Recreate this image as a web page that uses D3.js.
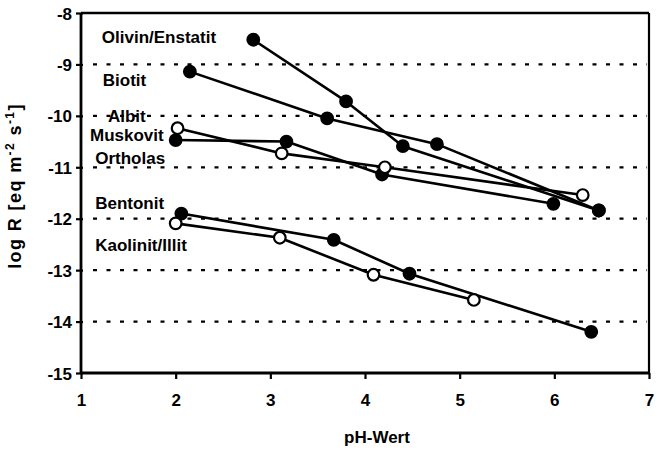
<!DOCTYPE html>
<html>
<head>
<meta charset="utf-8">
<script src="https://cdn.jsdelivr.net/npm/d3@7"></script>
<style>
  html, body { margin: 0; padding: 0; background: #fff; }
  svg text { font-family: "Liberation Sans", Arial, sans-serif; font-weight: bold; fill: #000; }
</style>
</head>
<body>
<svg id="chart" width="662" height="450"></svg>
<script>
// ---- data ----
const xTicks = [1, 2, 3, 4, 5, 6, 7];
const yTicks = [-8, -9, -10, -11, -12, -13, -14, -15];
const gridValues = [-9, -10, -11, -12, -13, -14];

const olivinPH = [2.82, 3.80, 4.40, 6.47];
const olivinLogR = [-8.52, -9.72, -10.59, -11.84];

const biotitPH = [2.15, 3.60, 4.76, 6.47];
const biotitLogR = [-9.14, -10.05, -10.55, -11.84];

const albitPH = [2.00, 3.17, 4.18, 5.99];
const albitLogR = [-10.47, -10.50, -11.14, -11.71];

const muskovitPH = [2.02, 3.12, 4.21, 6.30];
const muskovitLogR = [-10.24, -10.73, -11.00, -11.54];

const bentonitPH = [2.06, 3.67, 4.47, 6.39];
const bentonitLogR = [-11.90, -12.41, -13.07, -14.20];

const kaolinitPH = [2.00, 3.10, 4.09, 5.15];
const kaolinitLogR = [-12.09, -12.37, -13.09, -13.58];

const seriesNames = ["Olivin/Enstatit", "Biotit", "Albit", "Muskovit", "Bentonit", "Kaolinit/Illit"];
const seriesOpen = [false, false, false, true, false, true];

const labelTexts = ["Olivin/Enstatit", "Biotit", "Albit", "Muskovit", "Ortholas", "Bentonit", "Kaolinit/Illit"];
const labelPH = [1.22, 1.23, 1.285, 1.095, 1.15, 1.15, 1.15];
const labelLogR = [-8.58, -9.42, -10.12, -10.49, -10.94, -11.81, -12.63];

const xTitle = "pH-Wert";

// ---- layout ----
const svg = d3.select("#chart");
const x = d3.scaleLinear().domain([1, 7]).range([81, 649]);
const y = d3.scaleLinear().domain([-15, -8]).range([373, 13]);
const FS = "17px";

svg.append("rect").attr("width", 662).attr("height", 450).attr("fill", "#fff");

// gridlines
svg.append("g").selectAll("line").data(gridValues).join("line")
  .attr("x1", x(1) + 12).attr("x2", x(7) - 2)
  .attr("y1", d => y(d)).attr("y2", d => y(d))
  .attr("stroke", "#000").attr("stroke-width", 2.2)
  .attr("stroke-dasharray", "4,9.5");

// frame: top and right
svg.append("line").attr("x1", x(1)).attr("x2", x(7)).attr("y1", y(-8)).attr("y2", y(-8))
  .attr("stroke", "#000").attr("stroke-width", 2.5);
svg.append("line").attr("x1", x(7)).attr("x2", x(7)).attr("y1", y(-8)).attr("y2", y(-15))
  .attr("stroke", "#000").attr("stroke-width", 2.2);

// axes
const yAxis = d3.axisLeft(y).tickValues(yTicks).tickFormat(d => String(d)).tickSize(5).tickPadding(4);
const gy = svg.append("g").attr("transform", `translate(${x(1)},0)`).call(yAxis);
gy.select(".domain").attr("stroke-width", 2.8).attr("d", `M0,${y(-8)}V${y(-15)}`);
gy.selectAll(".tick line").attr("stroke-width", 2.2).attr("x2", -5).attr("x1", 2);
gy.selectAll(".tick text").style("font-size", FS).attr("dy", "0.36em");

const xAxis = d3.axisBottom(x).tickValues(xTicks).tickFormat(d => String(d)).tickSize(6).tickPadding(15);
const gx = svg.append("g").attr("transform", `translate(0,${y(-15)})`).call(xAxis);
gx.select(".domain").attr("stroke-width", 2.8).attr("d", `M${x(1)},0H${x(7)}`);
gx.selectAll(".tick line").attr("stroke-width", 2.2);
gx.selectAll(".tick text").style("font-size", FS);

// axis titles
svg.append("text").attr("x", 377).attr("y", 443).attr("text-anchor", "middle")
  .style("font-size", FS).text(xTitle);

const yt = svg.append("text").attr("transform", "translate(21,186) rotate(-90)")
  .attr("text-anchor", "middle").style("font-size", "18px").style("letter-spacing", "1.4px");
yt.append("tspan").text("log R [eq m");
yt.append("tspan").attr("dy", -7).style("font-size", "12px").text("-2");
yt.append("tspan").attr("dy", 7).text(" s");
yt.append("tspan").attr("dy", -7).style("font-size", "12px").text("-1");
yt.append("tspan").attr("dy", 7).text("]");

// series
const allPH = [olivinPH, biotitPH, albitPH, muskovitPH, bentonitPH, kaolinitPH];
const allLogR = [olivinLogR, biotitLogR, albitLogR, muskovitLogR, bentonitLogR, kaolinitLogR];
const series = seriesNames.map((n, i) => ({
  name: n, open: seriesOpen[i],
  pts: allPH[i].map((p, j) => ({ ph: p, r: allLogR[i][j] }))
}));

const line = d3.line().x(d => x(d.ph)).y(d => y(d.r));
const gS = svg.append("g");
series.forEach(s => {
  gS.append("path").datum(s.pts).attr("d", line)
    .attr("fill", "none").attr("stroke", "#000").attr("stroke-width", 2.6)
    .attr("stroke-linejoin", "round");
});
series.forEach(s => {
  gS.append("g").selectAll("circle").data(s.pts).join("circle")
    .attr("cx", d => x(d.ph)).attr("cy", d => y(d.r)).attr("r", 5.8)
    .attr("fill", s.open ? "#fff" : "#000")
    .attr("stroke", "#000").attr("stroke-width", 2.2);
});

// labels
svg.append("g").selectAll("text").data(labelTexts).join("text")
  .attr("x", (d, i) => x(labelPH[i])).attr("y", (d, i) => y(labelLogR[i]))
  .style("font-size", FS).text(d => d);
</script>
</body>
</html>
--------------------------------------------------
TASK INSTRUCTIONS: Your task is to repeat the material above exactly, without its pictures.

FULL RESPONSE:
Recreate this image as a web page that uses D3.js.
<!DOCTYPE html>
<html>
<head>
<meta charset="utf-8">
<script src="https://cdn.jsdelivr.net/npm/d3@7"></script>
<style>
  html, body { margin: 0; padding: 0; background: #fff; }
  svg text { font-family: "Liberation Sans", Arial, sans-serif; font-weight: bold; fill: #000; }
</style>
</head>
<body>
<svg id="chart" width="662" height="450"></svg>
<script>
// ---- data ----
const xTicks = [1, 2, 3, 4, 5, 6, 7];
const yTicks = [-8, -9, -10, -11, -12, -13, -14, -15];
const gridValues = [-9, -10, -11, -12, -13, -14];

const olivinPH = [2.82, 3.80, 4.40, 6.47];
const olivinLogR = [-8.52, -9.72, -10.59, -11.84];

const biotitPH = [2.15, 3.60, 4.76, 6.47];
const biotitLogR = [-9.14, -10.05, -10.55, -11.84];

const albitPH = [2.00, 3.17, 4.18, 5.99];
const albitLogR = [-10.47, -10.50, -11.14, -11.71];

const muskovitPH = [2.02, 3.12, 4.21, 6.30];
const muskovitLogR = [-10.24, -10.73, -11.00, -11.54];

const bentonitPH = [2.06, 3.67, 4.47, 6.39];
const bentonitLogR = [-11.90, -12.41, -13.07, -14.20];

const kaolinitPH = [2.00, 3.10, 4.09, 5.15];
const kaolinitLogR = [-12.09, -12.37, -13.09, -13.58];

const seriesNames = ["Olivin/Enstatit", "Biotit", "Albit", "Muskovit", "Bentonit", "Kaolinit/Illit"];
const seriesOpen = [false, false, false, true, false, true];

const labelTexts = ["Olivin/Enstatit", "Biotit", "Albit", "Muskovit", "Ortholas", "Bentonit", "Kaolinit/Illit"];
const labelPH = [1.22, 1.23, 1.285, 1.095, 1.15, 1.15, 1.15];
const labelLogR = [-8.58, -9.42, -10.12, -10.49, -10.94, -11.81, -12.63];

const xTitle = "pH-Wert";

// ---- layout ----
const svg = d3.select("#chart");
const x = d3.scaleLinear().domain([1, 7]).range([81, 649]);
const y = d3.scaleLinear().domain([-15, -8]).range([373, 13]);
const FS = "17px";

svg.append("rect").attr("width", 662).attr("height", 450).attr("fill", "#fff");

// gridlines
svg.append("g").selectAll("line").data(gridValues).join("line")
  .attr("x1", x(1) + 12).attr("x2", x(7) - 2)
  .attr("y1", d => y(d)).attr("y2", d => y(d))
  .attr("stroke", "#000").attr("stroke-width", 2.2)
  .attr("stroke-dasharray", "4,9.5");

// frame: top and right
svg.append("line").attr("x1", x(1)).attr("x2", x(7)).attr("y1", y(-8)).attr("y2", y(-8))
  .attr("stroke", "#000").attr("stroke-width", 2.5);
svg.append("line").attr("x1", x(7)).attr("x2", x(7)).attr("y1", y(-8)).attr("y2", y(-15))
  .attr("stroke", "#000").attr("stroke-width", 2.2);

// axes
const yAxis = d3.axisLeft(y).tickValues(yTicks).tickFormat(d => String(d)).tickSize(5).tickPadding(4);
const gy = svg.append("g").attr("transform", `translate(${x(1)},0)`).call(yAxis);
gy.select(".domain").attr("stroke-width", 2.8).attr("d", `M0,${y(-8)}V${y(-15)}`);
gy.selectAll(".tick line").attr("stroke-width", 2.2).attr("x2", -5).attr("x1", 2);
gy.selectAll(".tick text").style("font-size", FS).attr("dy", "0.36em");

const xAxis = d3.axisBottom(x).tickValues(xTicks).tickFormat(d => String(d)).tickSize(6).tickPadding(15);
const gx = svg.append("g").attr("transform", `translate(0,${y(-15)})`).call(xAxis);
gx.select(".domain").attr("stroke-width", 2.8).attr("d", `M${x(1)},0H${x(7)}`);
gx.selectAll(".tick line").attr("stroke-width", 2.2);
gx.selectAll(".tick text").style("font-size", FS);

// axis titles
svg.append("text").attr("x", 377).attr("y", 443).attr("text-anchor", "middle")
  .style("font-size", FS).text(xTitle);

const yt = svg.append("text").attr("transform", "translate(21,186) rotate(-90)")
  .attr("text-anchor", "middle").style("font-size", "18px").style("letter-spacing", "1.4px");
yt.append("tspan").text("log R [eq m");
yt.append("tspan").attr("dy", -7).style("font-size", "12px").text("-2");
yt.append("tspan").attr("dy", 7).text(" s");
yt.append("tspan").attr("dy", -7).style("font-size", "12px").text("-1");
yt.append("tspan").attr("dy", 7).text("]");

// series
const allPH = [olivinPH, biotitPH, albitPH, muskovitPH, bentonitPH, kaolinitPH];
const allLogR = [olivinLogR, biotitLogR, albitLogR, muskovitLogR, bentonitLogR, kaolinitLogR];
const series = seriesNames.map((n, i) => ({
  name: n, open: seriesOpen[i],
  pts: allPH[i].map((p, j) => ({ ph: p, r: allLogR[i][j] }))
}));

const line = d3.line().x(d => x(d.ph)).y(d => y(d.r));
const gS = svg.append("g");
series.forEach(s => {
  gS.append("path").datum(s.pts).attr("d", line)
    .attr("fill", "none").attr("stroke", "#000").attr("stroke-width", 2.6)
    .attr("stroke-linejoin", "round");
});
series.forEach(s => {
  gS.append("g").selectAll("circle").data(s.pts).join("circle")
    .attr("cx", d => x(d.ph)).attr("cy", d => y(d.r)).attr("r", 5.8)
    .attr("fill", s.open ? "#fff" : "#000")
    .attr("stroke", "#000").attr("stroke-width", 2.2);
});

// labels
svg.append("g").selectAll("text").data(labelTexts).join("text")
  .attr("x", (d, i) => x(labelPH[i])).attr("y", (d, i) => y(labelLogR[i]))
  .style("font-size", FS).text(d => d);
</script>
</body>
</html>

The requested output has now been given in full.